>>>>>

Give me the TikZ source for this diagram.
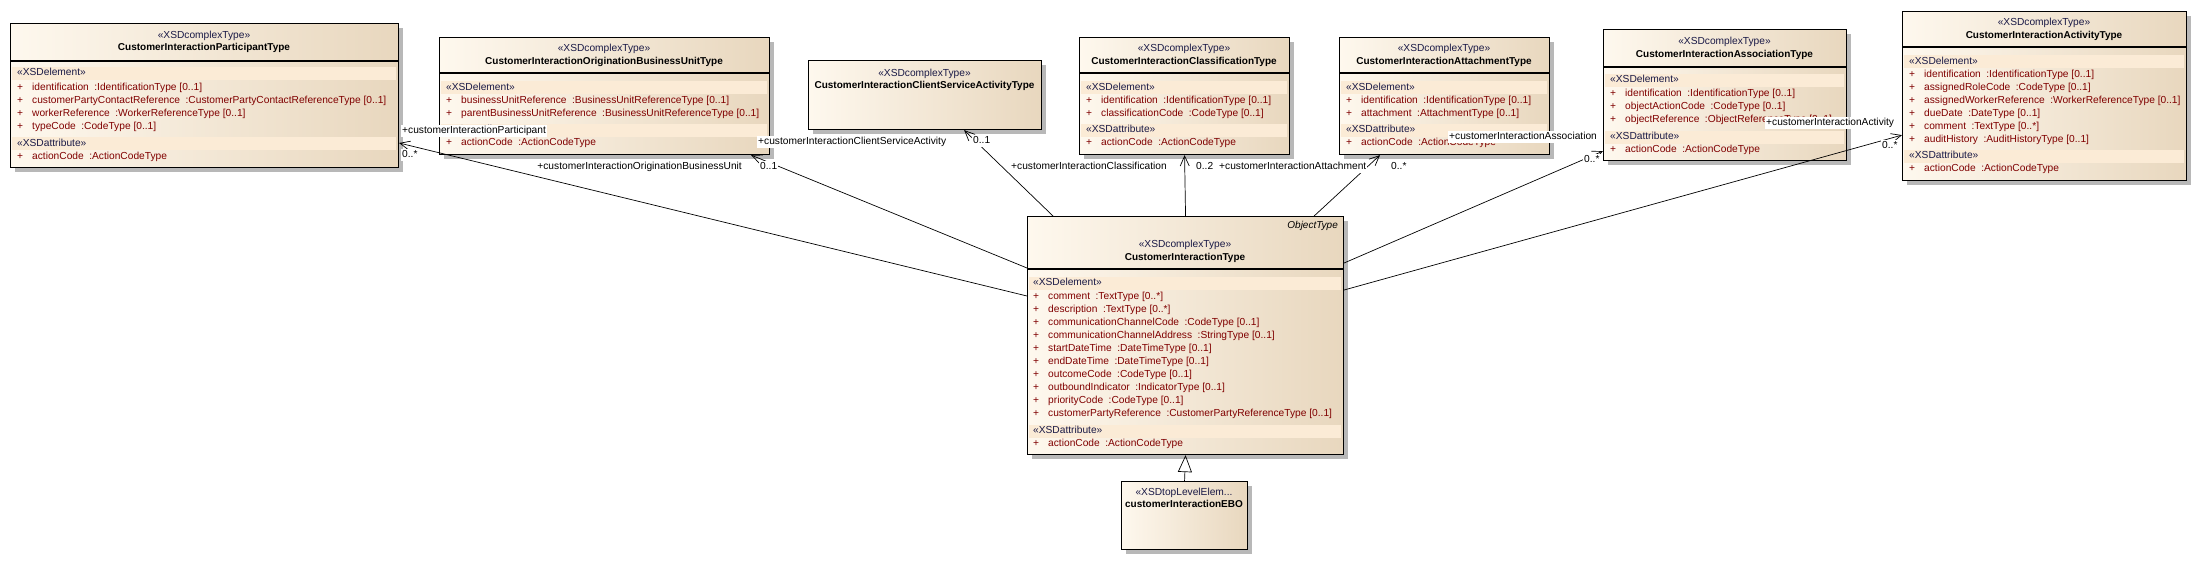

<<<<<
>>>>>

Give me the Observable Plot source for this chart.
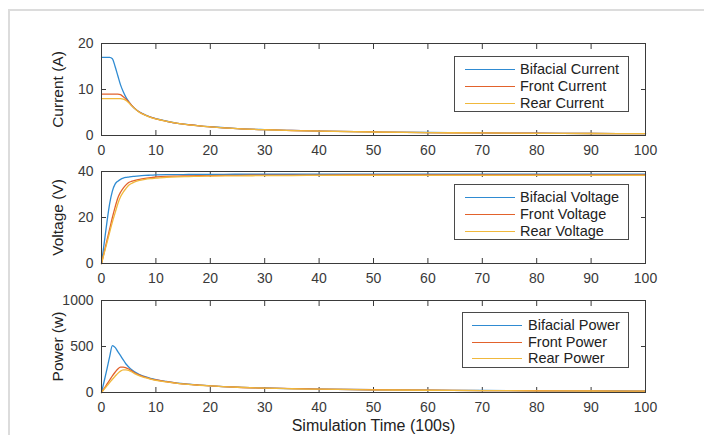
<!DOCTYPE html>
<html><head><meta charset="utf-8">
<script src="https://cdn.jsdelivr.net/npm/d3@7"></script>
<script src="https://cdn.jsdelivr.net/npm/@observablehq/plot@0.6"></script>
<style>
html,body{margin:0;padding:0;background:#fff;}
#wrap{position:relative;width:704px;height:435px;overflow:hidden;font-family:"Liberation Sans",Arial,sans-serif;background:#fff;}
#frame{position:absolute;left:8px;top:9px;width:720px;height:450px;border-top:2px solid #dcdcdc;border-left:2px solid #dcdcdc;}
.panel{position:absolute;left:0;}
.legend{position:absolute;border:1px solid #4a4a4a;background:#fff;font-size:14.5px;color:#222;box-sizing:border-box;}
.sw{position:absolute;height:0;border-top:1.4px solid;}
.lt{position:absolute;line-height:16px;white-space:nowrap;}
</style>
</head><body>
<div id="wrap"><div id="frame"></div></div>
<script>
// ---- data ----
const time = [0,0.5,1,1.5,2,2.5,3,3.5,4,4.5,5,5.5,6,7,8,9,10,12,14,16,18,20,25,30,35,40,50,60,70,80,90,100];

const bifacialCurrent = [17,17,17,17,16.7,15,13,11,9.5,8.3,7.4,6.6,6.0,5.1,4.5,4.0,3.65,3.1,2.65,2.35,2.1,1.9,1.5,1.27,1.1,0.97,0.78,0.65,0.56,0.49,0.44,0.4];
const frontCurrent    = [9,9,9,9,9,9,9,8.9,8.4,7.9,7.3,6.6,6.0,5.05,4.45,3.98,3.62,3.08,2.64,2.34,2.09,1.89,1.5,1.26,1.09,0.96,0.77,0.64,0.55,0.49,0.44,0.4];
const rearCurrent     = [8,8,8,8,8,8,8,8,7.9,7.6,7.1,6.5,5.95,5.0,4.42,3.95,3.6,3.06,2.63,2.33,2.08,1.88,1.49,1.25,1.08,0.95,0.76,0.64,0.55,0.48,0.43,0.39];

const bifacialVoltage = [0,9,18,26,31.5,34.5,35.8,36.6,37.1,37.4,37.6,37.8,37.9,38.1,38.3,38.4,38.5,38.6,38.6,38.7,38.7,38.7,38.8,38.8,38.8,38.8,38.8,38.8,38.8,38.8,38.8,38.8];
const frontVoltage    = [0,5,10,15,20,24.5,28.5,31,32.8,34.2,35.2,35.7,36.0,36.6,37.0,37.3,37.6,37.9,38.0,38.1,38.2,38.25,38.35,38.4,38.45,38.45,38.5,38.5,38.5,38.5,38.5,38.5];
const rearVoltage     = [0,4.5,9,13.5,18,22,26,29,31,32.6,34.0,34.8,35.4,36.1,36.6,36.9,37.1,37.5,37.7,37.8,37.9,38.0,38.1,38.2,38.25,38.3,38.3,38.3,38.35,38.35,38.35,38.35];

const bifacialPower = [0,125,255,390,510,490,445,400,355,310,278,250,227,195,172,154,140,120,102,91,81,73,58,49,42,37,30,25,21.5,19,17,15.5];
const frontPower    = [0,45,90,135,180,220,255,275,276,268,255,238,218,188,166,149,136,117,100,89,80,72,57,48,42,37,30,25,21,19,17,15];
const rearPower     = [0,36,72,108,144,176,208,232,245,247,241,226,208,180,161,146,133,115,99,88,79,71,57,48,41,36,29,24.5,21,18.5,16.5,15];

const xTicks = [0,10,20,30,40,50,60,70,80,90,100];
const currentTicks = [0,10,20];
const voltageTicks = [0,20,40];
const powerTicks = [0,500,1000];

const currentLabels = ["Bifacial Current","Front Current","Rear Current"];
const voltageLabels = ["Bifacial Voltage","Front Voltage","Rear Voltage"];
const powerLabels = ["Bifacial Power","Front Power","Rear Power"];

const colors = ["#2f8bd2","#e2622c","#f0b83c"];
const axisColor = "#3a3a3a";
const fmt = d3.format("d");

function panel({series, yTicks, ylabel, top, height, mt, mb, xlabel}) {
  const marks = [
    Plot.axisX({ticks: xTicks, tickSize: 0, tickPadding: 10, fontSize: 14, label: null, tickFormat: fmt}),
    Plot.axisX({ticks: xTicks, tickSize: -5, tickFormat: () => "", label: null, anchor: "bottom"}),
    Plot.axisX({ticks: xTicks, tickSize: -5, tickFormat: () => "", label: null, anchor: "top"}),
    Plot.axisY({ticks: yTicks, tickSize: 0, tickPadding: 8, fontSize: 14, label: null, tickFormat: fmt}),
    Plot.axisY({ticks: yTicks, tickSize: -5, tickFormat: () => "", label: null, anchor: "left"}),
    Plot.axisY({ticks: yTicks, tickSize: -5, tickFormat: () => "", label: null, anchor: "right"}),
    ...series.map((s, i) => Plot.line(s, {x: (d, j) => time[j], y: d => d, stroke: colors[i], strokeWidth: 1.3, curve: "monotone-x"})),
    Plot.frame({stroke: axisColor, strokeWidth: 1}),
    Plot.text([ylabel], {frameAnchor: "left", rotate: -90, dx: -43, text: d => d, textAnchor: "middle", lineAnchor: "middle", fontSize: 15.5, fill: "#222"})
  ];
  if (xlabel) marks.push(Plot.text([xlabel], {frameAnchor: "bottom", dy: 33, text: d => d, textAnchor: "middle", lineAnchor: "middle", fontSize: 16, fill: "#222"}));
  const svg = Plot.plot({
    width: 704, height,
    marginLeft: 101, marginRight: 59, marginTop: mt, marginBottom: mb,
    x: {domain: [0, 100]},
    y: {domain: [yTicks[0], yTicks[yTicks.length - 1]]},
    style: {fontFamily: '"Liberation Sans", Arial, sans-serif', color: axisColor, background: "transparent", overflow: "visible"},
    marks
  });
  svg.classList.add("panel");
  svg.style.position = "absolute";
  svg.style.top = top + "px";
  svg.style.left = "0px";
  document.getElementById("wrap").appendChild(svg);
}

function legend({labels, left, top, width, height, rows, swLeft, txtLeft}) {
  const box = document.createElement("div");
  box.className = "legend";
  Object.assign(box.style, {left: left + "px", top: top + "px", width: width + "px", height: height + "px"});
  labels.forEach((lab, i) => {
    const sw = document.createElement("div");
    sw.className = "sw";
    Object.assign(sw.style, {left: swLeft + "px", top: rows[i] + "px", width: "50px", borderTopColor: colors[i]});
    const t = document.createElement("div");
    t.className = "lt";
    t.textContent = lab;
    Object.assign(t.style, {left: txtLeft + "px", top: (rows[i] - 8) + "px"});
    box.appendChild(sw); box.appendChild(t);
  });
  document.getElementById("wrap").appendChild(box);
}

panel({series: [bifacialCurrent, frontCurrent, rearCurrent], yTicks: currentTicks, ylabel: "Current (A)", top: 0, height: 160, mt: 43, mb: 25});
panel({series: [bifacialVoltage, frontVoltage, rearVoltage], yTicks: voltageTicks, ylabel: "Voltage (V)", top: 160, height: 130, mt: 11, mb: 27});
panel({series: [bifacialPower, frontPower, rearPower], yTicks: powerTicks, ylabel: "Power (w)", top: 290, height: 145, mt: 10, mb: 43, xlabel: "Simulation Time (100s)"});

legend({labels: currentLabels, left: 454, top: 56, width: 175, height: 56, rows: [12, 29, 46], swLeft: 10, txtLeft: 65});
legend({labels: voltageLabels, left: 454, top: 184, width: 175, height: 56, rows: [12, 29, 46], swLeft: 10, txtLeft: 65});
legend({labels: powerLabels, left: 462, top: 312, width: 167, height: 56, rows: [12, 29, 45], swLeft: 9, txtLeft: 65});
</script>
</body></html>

<<<<<

**Requirement**
Go through the material above and copy each line that has the word "source".

**Result of the exercise**
Give me the TikZ source for this diagram.
Give me the Observable Plot source for this chart.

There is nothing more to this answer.